29 June: In a note verbale to the OPCW, Russia accused the Ukrainian Security Service (USS) of preparing a chemical provocation in order to blame Russia. The note verbale alleged that members of the USS arrived at a health resort in the Ukrainian town of Kurortny, Odessa Region, and “worked with the facility’s management on matters concerning the intake and placement of, and administration of medical aid to, victims of chemical exposure.” No additional evidence to support this accusation was provided. (See: Russian Federation: 25 July 2022 – NV_33).
June 29: Russia formally triggered the Article V mechanism of the Biological Weapons Convention. The treaty’s member states will now have to convene for a special summer session to hear Russia’s bio-lab allegations against the United States and Ukraine.
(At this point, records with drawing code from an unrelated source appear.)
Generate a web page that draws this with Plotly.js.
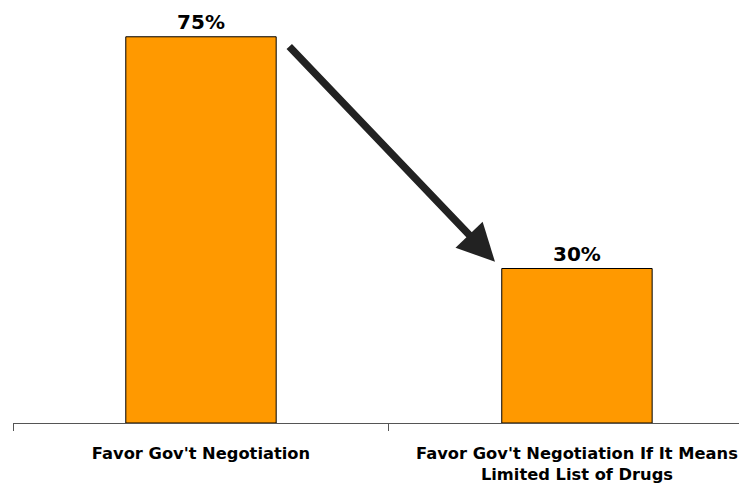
<!DOCTYPE html>
<html><head><meta charset="utf-8">
<script src="https://cdn.plot.ly/plotly-3.0.1.min.js"></script>
<style>html,body{margin:0;padding:0;background:#fff}#c{width:739px;height:483px}</style>
</head><body><div id="c"></div>
<script>
const categories = ["Favor Gov't Negotiation", "Favor Gov't Negotiation If It Means<br>Limited List of Drugs"];
const values = [75, 30];
const valueLabels = ["75%", "30%"];

const trace = {
  type: 'bar',
  x: categories,
  y: values,
  text: valueLabels,
  texttemplate: '%{text}',
  textposition: 'outside',
  cliponaxis: false,
  textfont: {family: 'DejaVu Sans', size: 20, color: '#000', weight: 'bold'},
  width: 0.4,
  marker: {color: '#FF9900', line: {color: '#000', width: 1}},
  hoverinfo: 'none'
};

const layout = {
  width: 739, height: 483,
  margin: {l: 13, r: 0, t: 10, b: 60},
  paper_bgcolor: '#fff', plot_bgcolor: '#fff',
  showlegend: false,
  font: {family: 'DejaVu Sans', color: '#000'},
  xaxis: {
    type: 'category',
    range: [-0.5, 1.431],
    tickson: 'boundaries',
    ticks: 'outside', ticklen: 7, tickcolor: '#555', tickwidth: 1,
    showline: true, linecolor: '#555', linewidth: 1,
    showgrid: false, zeroline: false,
    ticklabelstandoff: 15,
    tickfont: {family: 'DejaVu Sans', size: 16.3, color: '#000', weight: 'bold'},
    automargin: false
  },
  yaxis: {range: [0, 80.2], visible: false, showgrid: false, zeroline: false},
  annotations: [{
    x: 0.782, y: 31.3, xref: 'x', yref: 'y',
    ax: 0.231, ay: 73.4, axref: 'x', ayref: 'y',
    showarrow: true, arrowhead: 2, arrowsize: 1, arrowwidth: 7.5, arrowcolor: '#222',
    text: '', standoff: 0
  }]
};

Plotly.newPlot('c', [trace], layout, {displayModeBar: false, staticPlot: true});
</script></body></html>
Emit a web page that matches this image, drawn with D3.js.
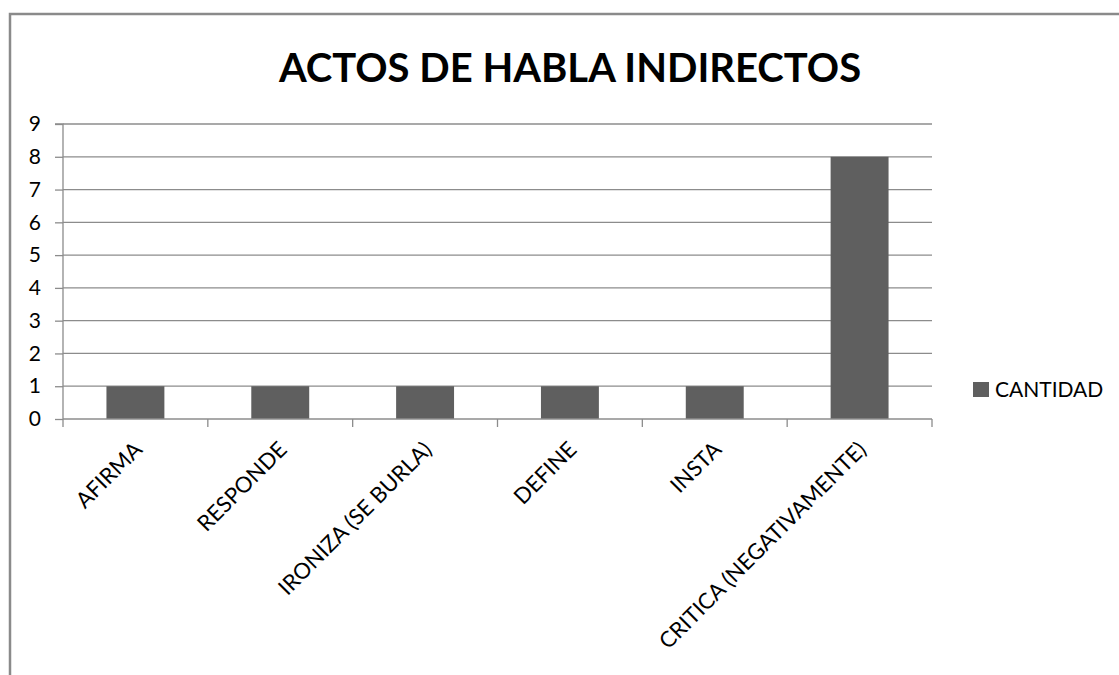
<!DOCTYPE html>
<html>
<head>
<meta charset="utf-8">
<script src="https://cdn.jsdelivr.net/npm/d3@7"></script>
<style>
  body { margin: 0; background: #fff; }
  text { font-family: Lato, "Open Sans", sans-serif; fill: #000; }
</style>
</head>
<body>
<div id="chart"></div>
<script>
const categories = ['AFIRMA', 'RESPONDE', 'IRONIZA (SE BURLA)', 'DEFINE', 'INSTA', 'CRITICA (NEGATIVAMENTE)'];
const cantidad = [1, 1, 1, 1, 1, 8];
const yTicks = [0, 1, 2, 3, 4, 5, 6, 7, 8, 9];
const seriesName = 'CANTIDAD';
const title = 'ACTOS DE HABLA INDIRECTOS';

const w = 1119;
const h = 675;
const plotLeft = 63, plotRight = 932, plotTop = 124, plotBottom = 419;
const barColor = '#5f5f5f';
const gridColor = '#8c8c8c';

const svg = d3.select('#chart')
              .append('svg')
              .attr('width', w)
              .attr('height', h);

// outer frame
svg.append('rect')
   .attr('x', 10).attr('y', 14)
   .attr('width', w + 20).attr('height', h + 20)
   .attr('fill', 'none')
   .attr('stroke', '#8a8a8a')
   .attr('stroke-width', 2.5);

// title
svg.append('text')
   .attr('x', 570)
   .attr('y', 82)
   .attr('text-anchor', 'middle')
   .style('font-size', '40px')
   .style('font-weight', 'bold')
   .text(title);

const xScale = d3.scaleBand()
                 .domain(categories)
                 .range([plotLeft, plotRight])
                 .paddingInner(0.6)
                 .paddingOuter(0.3);

const yScale = d3.scaleLinear()
                 .domain([0, 9])
                 .range([plotBottom, plotTop]);

// gridlines
svg.append('g')
   .selectAll('line')
   .data(yTicks.slice(1))
   .enter()
   .append('line')
   .attr('x1', plotLeft).attr('x2', plotRight)
   .attr('y1', d => yScale(d)).attr('y2', d => yScale(d))
   .attr('stroke', gridColor)
   .attr('stroke-width', 1.3);

// bars
svg.append('g')
   .selectAll('rect')
   .data(cantidad)
   .enter()
   .append('rect')
   .attr('x', (d, i) => xScale(categories[i]))
   .attr('y', d => yScale(d))
   .attr('width', xScale.bandwidth())
   .attr('height', d => yScale(0) - yScale(d))
   .attr('fill', barColor);

// y axis
const yAxis = d3.axisLeft(yScale).tickValues(yTicks).tickSize(8).tickPadding(14);
const yG = svg.append('g')
   .attr('transform', `translate(${plotLeft}, 0)`)
   .call(yAxis);
yG.select('.domain').attr('stroke', gridColor).attr('stroke-width', 1.3)
  .attr('d', `M-8,${plotTop}H0V${plotBottom}`);
yG.selectAll('.tick line').attr('stroke', gridColor).attr('stroke-width', 1.3);
yG.selectAll('.tick text')
  .style('font-size', '21px')
  .style('font-family', 'Lato, "Open Sans", sans-serif')
  .attr('fill', '#000');

// x axis: ticks at band boundaries
const step = (plotRight - plotLeft) / categories.length;
const boundaries = d3.range(categories.length + 1).map(i => plotLeft + i * step);
const xG = svg.append('g');
xG.append('line')
  .attr('x1', plotLeft).attr('x2', plotRight)
  .attr('y1', plotBottom).attr('y2', plotBottom)
  .attr('stroke', gridColor).attr('stroke-width', 1.5);
xG.selectAll('.xt')
  .data(boundaries)
  .enter()
  .append('line')
  .attr('x1', d => d).attr('x2', d => d)
  .attr('y1', plotBottom).attr('y2', plotBottom + 8)
  .attr('stroke', gridColor).attr('stroke-width', 1.3);

xG.selectAll('.xl')
  .data(categories)
  .enter()
  .append('text')
  .attr('text-anchor', 'end')
  .attr('transform', d => {
    const cx = xScale(d) + xScale.bandwidth() / 2 + 8;
    return `translate(${cx}, ${plotBottom + 32}) rotate(-45)`;
  })
  .style('font-size', '22px')
  .text(d => d);

// legend
svg.append('rect')
   .attr('x', 973).attr('y', 382)
   .attr('width', 16).attr('height', 15)
   .attr('fill', barColor);
svg.append('text')
   .attr('x', 995)
   .attr('y', 397)
   .style('font-size', '21px')
   .text(seriesName);
</script>
</body>
</html>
July 5: In a note verbale submitted to the OPCW, Russia alleged that it had “reliable information” indicating that Ukrainian individuals were planning a chemical provocation in Nikolayevka, Donetsk, and further alleged that Ukrainians had already “brought containers of liquid chlorine into the water pumping and filtration unit of the Slavyansk thermal power plant and are planning to detonate them as Russian troops and units from the People’s Republic of Donetsk approach.” No evidence to back up this claim was provided in the note verbale. Russia also accused Ukraine of “creating the preconditions for the onset of manmade disaster” by using industrial facilities to house their troops and military equipment. Russia called on the member states of the OPCW to “exert influence” on Ukraine to prevent the use of chemical facilities by armed forces. (See: Russian Federation: 5 July 2022 – NV-34). Russia is currently facing international pressure to not use nuclear energy facilities to house troops and military equipment.
July 25: In a note verbale submitted to the OPCW, Russia alleged that “in the city of Konstantinovka, in the People’s Republic of Donetsk, Ukrainian nationalists have planted explosives on storage units holding radioactive and chemical waste from a metallurgy enterprise that produces lead,” and that “they plan to detonate these upon their retreat from the city.” The note verbale provided no evidence to back up this claim. (See: Russian Federation: 25 July 2022 – NV-37).
July 25: In another note verbale submitted to the OPCW on July 25, Russia alleged that, “at a fats and oils industrial complex in the city of Slavyansk, in the People’s Republic of Donetsk, personnel from the Ukrainian Security Service are planning to carry out the explosive destruction in the near future of containers holding a total of over 120 tonnes of hexane, a chemically hazardous substance.” The note verbale provided no evidence to back up the claim. (See: Russian Federation: 25 July – NV-38).
28 July: Ukraine submitted a note verbale to the OPCW raising concerns about the shelling of chemical facilities and the risk of serious consequences if a civilian chemical facility is hit. (See: Ukraine: 28 July 2022 – NV_61219/35-196/50-55446).
August 3: The United Nations Office for Disarmament Affairs announced that a consultative meeting to discuss Russia’s allegations against the United States and Ukraine will be held on August 26, continuing on September 5, 6, 7, and 9.
August 20: Russia’s defense ministry accused Ukraine of “chemical terrorism” after an undisclosed number of Russian soldiers in the Zaporizhzhia region were taken to a hospital and tests showed botulinum toxin type B in their bodies. Ukraine denied the accusation and countered that the illness could have been caused by expired canned meat.